I had dinner the other night with a Democratic pollster who told me Democrats are heading toward next fall's mid-term elections with a serious enthusiasm gap: The Republican base is fired up. The Democratic base is packing up.
The Democratic base is lethargic because congressional Democrats continue to compromise on everything the base cares about. For a year now it's been nothing but compromises, watered-down ideas, weakened provisions, wider loopholes, softened regulations.
Health care went from what the Democratic base wanted -- single payer -- to a public option, to no public option, to a bunch of ideas that the president tried to explain last week, and it now hangs by a string as Nancy Pelosi and Harry Reid try to round up conservative Democrats and a 51-vote reconciliation package in the Senate.

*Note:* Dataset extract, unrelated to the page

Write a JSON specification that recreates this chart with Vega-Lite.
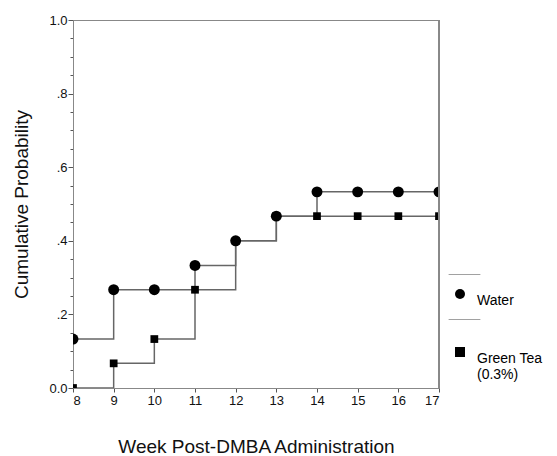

The jobs bill went from what the base wanted -- a second stimulus -- to $165 billion of extended unemployment benefits and aid to states and locales, then to $15 billion of tax breaks for businesses that make new hires.
Financial regulation went from tough new capital requirements, sharp constraints on derivative trading, a consumer protection agency, and a resurrection of the Glass-Steagall Act -- all popular with the Dem base -- to some limits on derivatives and a consumer-protection agency inside the Treasury Department and a rearrangement of oversight boxes, and it's now looking like even less.
... These waffles and wiggle rooms have drained the Democratic base of all passion. ... The Republican base, meanwhile, is on a rampage. It's more and more energized by its mad-as-hell populists. Tea partiers, libertarians, Birchers, birthers and Dick Armey astro-turfers are channeling the economic anxieties of millions of Americans against "big government."